> _What this task involves_
Leaving the pictures aside, transcribe every line below exactly.

> _Given data_
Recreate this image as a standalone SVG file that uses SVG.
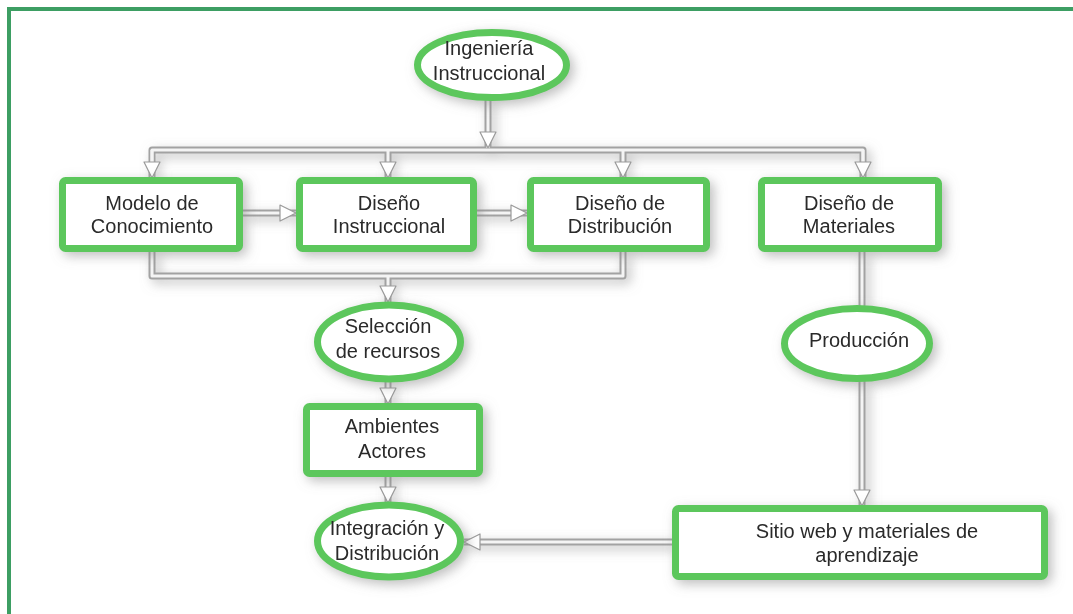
<svg xmlns="http://www.w3.org/2000/svg" width="1073" height="614" viewBox="0 0 1073 614">
<style>
  .frame{fill:none;stroke:#3d9e63;stroke-width:4}
  .node{fill:#ffffff;stroke:#5cc75c;stroke-width:7}
  .sh{filter:url(#shadow)}
  .lbl{font-family:"Liberation Sans",Arial,sans-serif;font-size:20px;fill:#2a2a2a;text-anchor:middle}
  .pipeO{fill:none;stroke:#a2a2a2;stroke-width:7;stroke-linejoin:round}
  .pipeI{fill:none;stroke:#f4f4f4;stroke-width:3;stroke-linejoin:round}
  .arr{marker-end:url(#ah)}
</style>
<defs>
  <filter id="shadow" x="-20%" y="-30%" width="140%" height="170%">
    <feGaussianBlur in="SourceAlpha" stdDeviation="6"/>
    <feOffset dx="4" dy="4" result="b"/>
    <feFlood flood-color="#8a8a8a" flood-opacity="0.55"/>
    <feComposite in2="b" operator="in"/>
    <feMerge><feMergeNode/><feMergeNode in="SourceGraphic"/></feMerge>
  </filter>
  <marker id="ah" viewBox="0 0 18 18" refX="17" refY="9" markerWidth="18" markerHeight="18" markerUnits="userSpaceOnUse" orient="auto">
    <path d="M1,1 L17,9 L1,17 Z" fill="#ffffff" stroke="#9a9a9a" stroke-width="1.2" stroke-linejoin="round"/>
  </marker>
</defs>
<rect width="1073" height="614" fill="#ffffff"/>
<path class="frame" d="M9,614 V9 H1073"/>

<g id="connectors">
  <g class="sh">
    <path class="pipeO" d="M488,99 V148"/>
    <path class="pipeO" d="M152,178 V150 H863 V178"/>
    <path class="pipeO" d="M388,150 V178"/>
    <path class="pipeO" d="M623,150 V178"/>
    <path class="pipeO" d="M243,213 H296"/>
    <path class="pipeO" d="M477,213 H527"/>
    <path class="pipeO" d="M152,252 V276 H623 V252"/>
    <path class="pipeO" d="M388,276 V302"/>
    <path class="pipeO" d="M388,382 V404"/>
    <path class="pipeO" d="M388,477 V503"/>
    <path class="pipeO" d="M862,252 V306"/>
    <path class="pipeO" d="M862,381 V506"/>
    <path class="pipeO" d="M672,542 H464"/>
  </g>
  <path class="pipeI arr" d="M488,99 V148"/>
  <path class="pipeI" d="M152,178 V150 H863 V178"/>
  <path class="pipeI arr" d="M152,150 V178"/>
  <path class="pipeI arr" d="M863,150 V178"/>
  <path class="pipeI arr" d="M388,150 V178"/>
  <path class="pipeI arr" d="M623,150 V178"/>
  <path class="pipeI arr" d="M243,213 H296"/>
  <path class="pipeI arr" d="M477,213 H527"/>
  <path class="pipeI" d="M152,252 V276 H623 V252"/>
  <path class="pipeI arr" d="M388,276 V302"/>
  <path class="pipeI arr" d="M388,382 V404"/>
  <path class="pipeI arr" d="M388,477 V503"/>
  <path class="pipeI" d="M862,252 V306"/>
  <path class="pipeI arr" d="M862,381 V506"/>
  <path class="pipeI arr" d="M672,542 H464"/>
</g>

<g id="n-ingenieria" class="sh">
  <ellipse class="node" cx="492" cy="65" rx="74.5" ry="32.5"/>
  <text class="lbl" x="489" y="55">Ingeniería</text>
  <text class="lbl" x="489" y="80">Instruccional</text>
</g>
<g id="n-modelo" class="sh">
  <rect class="node" x="62.5" y="180.5" width="177" height="68" rx="3"/>
  <text class="lbl" x="152" y="210">Modelo de</text>
  <text class="lbl" x="152" y="233">Conocimiento</text>
</g>
<g id="n-instruccional" class="sh">
  <rect class="node" x="299.5" y="180.5" width="174" height="68" rx="3"/>
  <text class="lbl" x="389" y="210">Diseño</text>
  <text class="lbl" x="389" y="233">Instruccional</text>
</g>
<g id="n-distribucion" class="sh">
  <rect class="node" x="530.5" y="180.5" width="176" height="68" rx="3"/>
  <text class="lbl" x="620" y="210">Diseño de</text>
  <text class="lbl" x="620" y="233">Distribución</text>
</g>
<g id="n-materiales" class="sh">
  <rect class="node" x="761.5" y="180.5" width="177" height="68" rx="3"/>
  <text class="lbl" x="849" y="210">Diseño de</text>
  <text class="lbl" x="849" y="233">Materiales</text>
</g>
<g id="n-seleccion" class="sh">
  <ellipse class="node" cx="389" cy="342" rx="71.5" ry="37"/>
  <text class="lbl" x="388" y="333">Selección</text>
  <text class="lbl" x="388" y="358">de recursos</text>
</g>
<g id="n-ambientes" class="sh">
  <rect class="node" x="306.5" y="406.5" width="173" height="67" rx="3"/>
  <text class="lbl" x="392" y="433">Ambientes</text>
  <text class="lbl" x="392" y="458">Actores</text>
</g>
<g id="n-integracion" class="sh">
  <ellipse class="node" cx="389" cy="541" rx="71.5" ry="36"/>
  <text class="lbl" x="387" y="535">Integración y</text>
  <text class="lbl" x="387" y="560">Distribución</text>
</g>
<g id="n-produccion" class="sh">
  <ellipse class="node" cx="857" cy="343.5" rx="72.5" ry="35"/>
  <text class="lbl" x="859" y="347">Producción</text>
</g>
<g id="n-sitio" class="sh">
  <rect class="node" x="675.5" y="508.5" width="369" height="68" rx="3"/>
  <text class="lbl" x="867" y="538">Sitio web y materiales de</text>
  <text class="lbl" x="867" y="562">aprendizaje</text>
</g>
</svg>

> _Result of the task_
Recreate this image as a standalone SVG file that uses SVG.
<svg xmlns="http://www.w3.org/2000/svg" width="1073" height="614" viewBox="0 0 1073 614">
<style>
  .frame{fill:none;stroke:#3d9e63;stroke-width:4}
  .node{fill:#ffffff;stroke:#5cc75c;stroke-width:7}
  .sh{filter:url(#shadow)}
  .lbl{font-family:"Liberation Sans",Arial,sans-serif;font-size:20px;fill:#2a2a2a;text-anchor:middle}
  .pipeO{fill:none;stroke:#a2a2a2;stroke-width:7;stroke-linejoin:round}
  .pipeI{fill:none;stroke:#f4f4f4;stroke-width:3;stroke-linejoin:round}
  .arr{marker-end:url(#ah)}
</style>
<defs>
  <filter id="shadow" x="-20%" y="-30%" width="140%" height="170%">
    <feGaussianBlur in="SourceAlpha" stdDeviation="6"/>
    <feOffset dx="4" dy="4" result="b"/>
    <feFlood flood-color="#8a8a8a" flood-opacity="0.55"/>
    <feComposite in2="b" operator="in"/>
    <feMerge><feMergeNode/><feMergeNode in="SourceGraphic"/></feMerge>
  </filter>
  <marker id="ah" viewBox="0 0 18 18" refX="17" refY="9" markerWidth="18" markerHeight="18" markerUnits="userSpaceOnUse" orient="auto">
    <path d="M1,1 L17,9 L1,17 Z" fill="#ffffff" stroke="#9a9a9a" stroke-width="1.2" stroke-linejoin="round"/>
  </marker>
</defs>
<rect width="1073" height="614" fill="#ffffff"/>
<path class="frame" d="M9,614 V9 H1073"/>

<g id="connectors">
  <g class="sh">
    <path class="pipeO" d="M488,99 V148"/>
    <path class="pipeO" d="M152,178 V150 H863 V178"/>
    <path class="pipeO" d="M388,150 V178"/>
    <path class="pipeO" d="M623,150 V178"/>
    <path class="pipeO" d="M243,213 H296"/>
    <path class="pipeO" d="M477,213 H527"/>
    <path class="pipeO" d="M152,252 V276 H623 V252"/>
    <path class="pipeO" d="M388,276 V302"/>
    <path class="pipeO" d="M388,382 V404"/>
    <path class="pipeO" d="M388,477 V503"/>
    <path class="pipeO" d="M862,252 V306"/>
    <path class="pipeO" d="M862,381 V506"/>
    <path class="pipeO" d="M672,542 H464"/>
  </g>
  <path class="pipeI arr" d="M488,99 V148"/>
  <path class="pipeI" d="M152,178 V150 H863 V178"/>
  <path class="pipeI arr" d="M152,150 V178"/>
  <path class="pipeI arr" d="M863,150 V178"/>
  <path class="pipeI arr" d="M388,150 V178"/>
  <path class="pipeI arr" d="M623,150 V178"/>
  <path class="pipeI arr" d="M243,213 H296"/>
  <path class="pipeI arr" d="M477,213 H527"/>
  <path class="pipeI" d="M152,252 V276 H623 V252"/>
  <path class="pipeI arr" d="M388,276 V302"/>
  <path class="pipeI arr" d="M388,382 V404"/>
  <path class="pipeI arr" d="M388,477 V503"/>
  <path class="pipeI" d="M862,252 V306"/>
  <path class="pipeI arr" d="M862,381 V506"/>
  <path class="pipeI arr" d="M672,542 H464"/>
</g>

<g id="n-ingenieria" class="sh">
  <ellipse class="node" cx="492" cy="65" rx="74.5" ry="32.5"/>
  <text class="lbl" x="489" y="55">Ingeniería</text>
  <text class="lbl" x="489" y="80">Instruccional</text>
</g>
<g id="n-modelo" class="sh">
  <rect class="node" x="62.5" y="180.5" width="177" height="68" rx="3"/>
  <text class="lbl" x="152" y="210">Modelo de</text>
  <text class="lbl" x="152" y="233">Conocimiento</text>
</g>
<g id="n-instruccional" class="sh">
  <rect class="node" x="299.5" y="180.5" width="174" height="68" rx="3"/>
  <text class="lbl" x="389" y="210">Diseño</text>
  <text class="lbl" x="389" y="233">Instruccional</text>
</g>
<g id="n-distribucion" class="sh">
  <rect class="node" x="530.5" y="180.5" width="176" height="68" rx="3"/>
  <text class="lbl" x="620" y="210">Diseño de</text>
  <text class="lbl" x="620" y="233">Distribución</text>
</g>
<g id="n-materiales" class="sh">
  <rect class="node" x="761.5" y="180.5" width="177" height="68" rx="3"/>
  <text class="lbl" x="849" y="210">Diseño de</text>
  <text class="lbl" x="849" y="233">Materiales</text>
</g>
<g id="n-seleccion" class="sh">
  <ellipse class="node" cx="389" cy="342" rx="71.5" ry="37"/>
  <text class="lbl" x="388" y="333">Selección</text>
  <text class="lbl" x="388" y="358">de recursos</text>
</g>
<g id="n-ambientes" class="sh">
  <rect class="node" x="306.5" y="406.5" width="173" height="67" rx="3"/>
  <text class="lbl" x="392" y="433">Ambientes</text>
  <text class="lbl" x="392" y="458">Actores</text>
</g>
<g id="n-integracion" class="sh">
  <ellipse class="node" cx="389" cy="541" rx="71.5" ry="36"/>
  <text class="lbl" x="387" y="535">Integración y</text>
  <text class="lbl" x="387" y="560">Distribución</text>
</g>
<g id="n-produccion" class="sh">
  <ellipse class="node" cx="857" cy="343.5" rx="72.5" ry="35"/>
  <text class="lbl" x="859" y="347">Producción</text>
</g>
<g id="n-sitio" class="sh">
  <rect class="node" x="675.5" y="508.5" width="369" height="68" rx="3"/>
  <text class="lbl" x="867" y="538">Sitio web y materiales de</text>
  <text class="lbl" x="867" y="562">aprendizaje</text>
</g>
</svg>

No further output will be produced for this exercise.